I probably shouldn’t have said that. We both knew it, anyway, but it made more sense to make her feel like she was doing this of her own free will. It enhanced her cooperative spirit, kept her from going into her corner, and me into mine, before we came out duking.
“Look, Wendy. A guy I’m looking at hard for complicity in murders and maybe something worse shows up dead before I can subpoena him to trial. A murder staged to look like a suicide. So we wouldn’t see it for what it is-more evidence of a cover-up.”
She knew all of this already. I was just trying to crystallize it for her. It was a guilt trip of the highest order. Here was the knockout punch:
“Doesn’t a guy who put his ass on the line for his country, and got totally messed up for doing so-doesn’t the government that sent him there at least owe it to him to take a careful look at the evidence before they put him in prison for life?”
“Okay.” She waved him off. “That’s quite enough. You have a theory, I have mine. I still believe that your guy is the doer. You don’t. Fine. Let’s go to war. If I wasn’t ready for trial, I don’t think your shoulder would be available to cry on.”
“Our jobs are different, and you know it. You have a higher obligation.”
She pointed a finger at me. “Don’t you ever again tell me what my obligation is, Jason. I’m sick of your preaching. I’ve got my guy and I’ve got my case. I’ll let the judge decide about continuances or mistrials. I got you access to this information about the autopsy, and now you have it. I’ve gone over and above.

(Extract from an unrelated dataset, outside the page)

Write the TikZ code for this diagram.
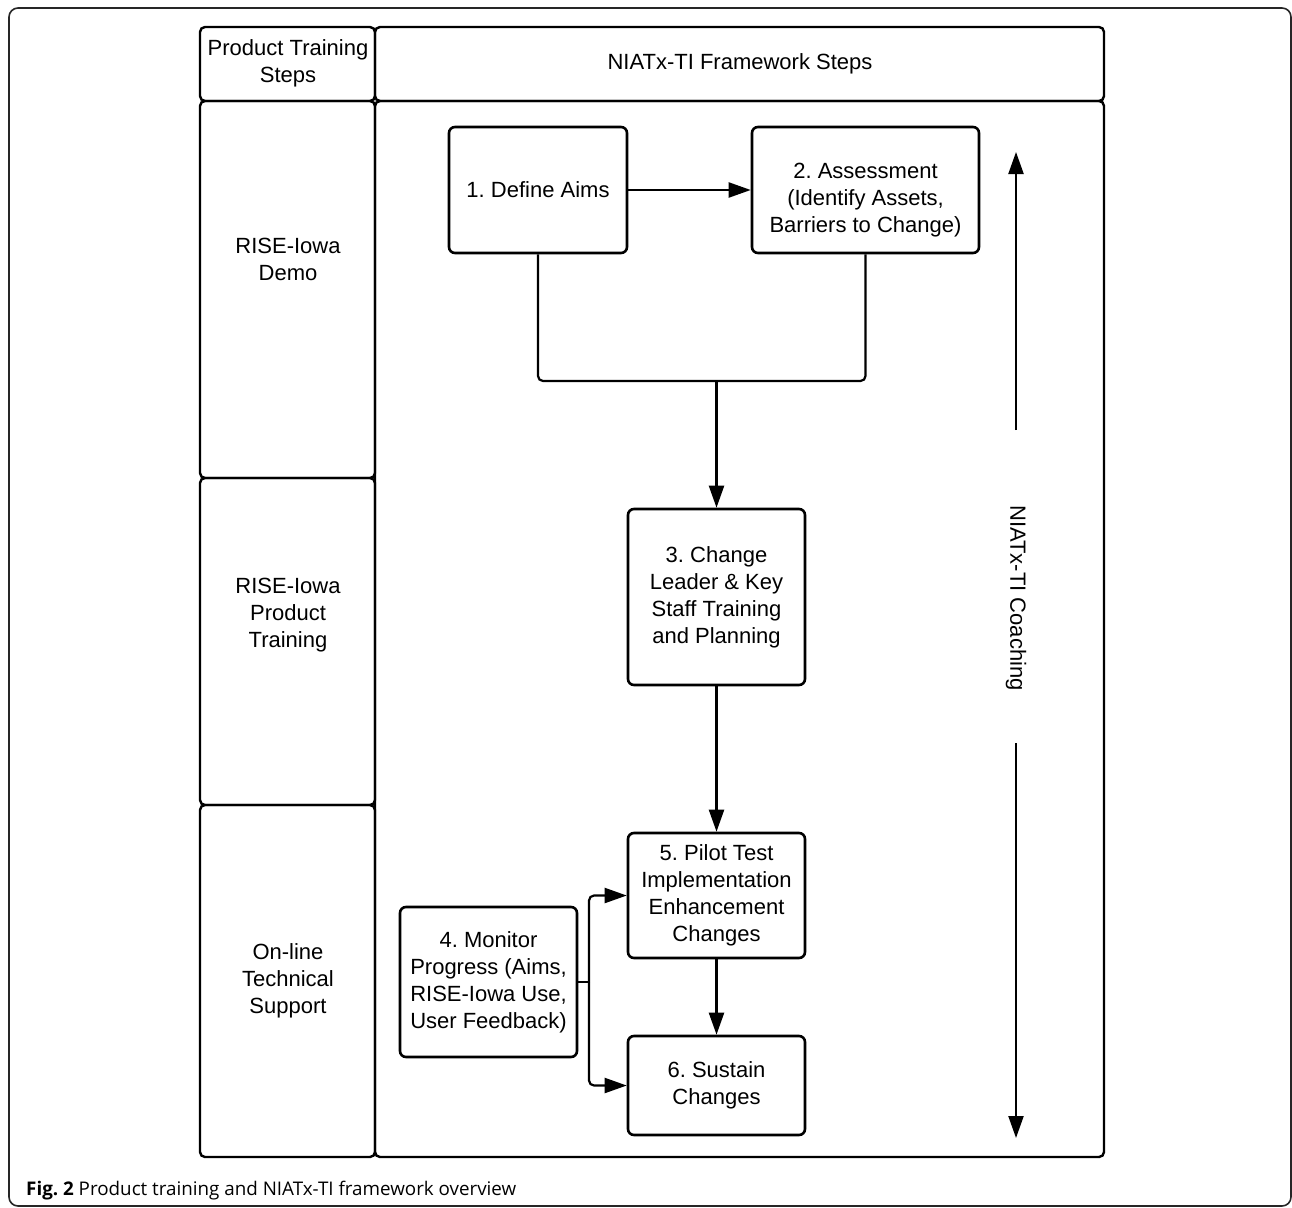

Now do your job, and I’ll do mine.”
She walked off in a huff. I’d never seen her so angry. But it was still time well spent. I didn’t get what I wanted from her, but I knew she would keep thinking about it. However much I was getting under her skin, she was right-she did know her obligation, and it was higher than winning a case. It was about justice. I still held out hope she’d take my side tomorrow morning.